Are you spending the time…putting in the effort…using the resources God gives you…to understand the life-changing words of Jesus Christ? The fourth thing that's happening is people are walking away from Jesus. His teachings are going somewhere. His words build to something. His healings and his miracles are leading to something. But these people walk away before they get to where Jesus is taking them. They turn their backs on the life-changing gift of the Cross. How horribly sad. They allowed their own stubbornness and closed-mindedness to keep them from the empty tomb and resurrected Christ. They turned back and no longer followed him.
Here's the movement we've seen. The crowd is seeking, then they're murmuring, then they're arguing, then they're walking away. The last movement is the positive one. It's the life-changing trajectory of Peter's confession of faith. "Lord, to whom shall we go? You have the words of eternal life, and we have believed, and have come to know, that you are the Holy One of God."
That is a great ending. You've got all these people betraying Jesus or not trusting him or struggling with him…they get caught up in stubbornness and willful ignorance, so they walk away. It happened then and we know it happens now. But then there's Peter. "Do you want to go away as well," Jesus asks. And when Peter answers, I hope he answers for all of us here right now, "You are the Messiah. You are the One. Who else is there to follow? Who else has the words that you have? Who else can change our
If Peter speaks for you, then the stick is still in the snare, and you are moving forward in faith.

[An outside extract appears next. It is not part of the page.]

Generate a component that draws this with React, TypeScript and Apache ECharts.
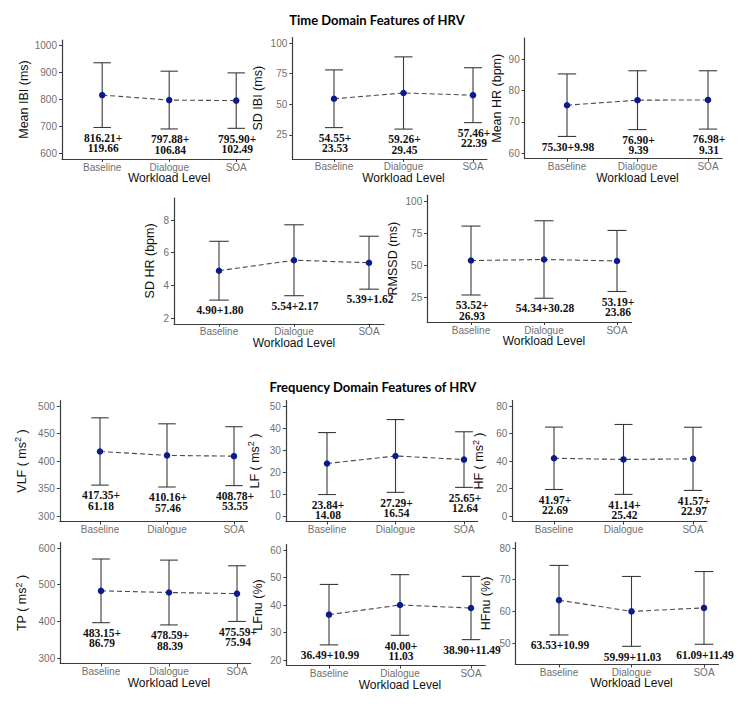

Lord Jesus, I can't finish the race without you. You lead me not into temptation. You deliver me from trying to last on my own strength and energy. I cannot move forward in life unless I'm tied into a relationship with you. Thank you, Jesus, for loving me. Thank you for working in my life in ways I sometimes don't even see or understand. You give me a faith that lasts. In Jesus' name I pray. Amen.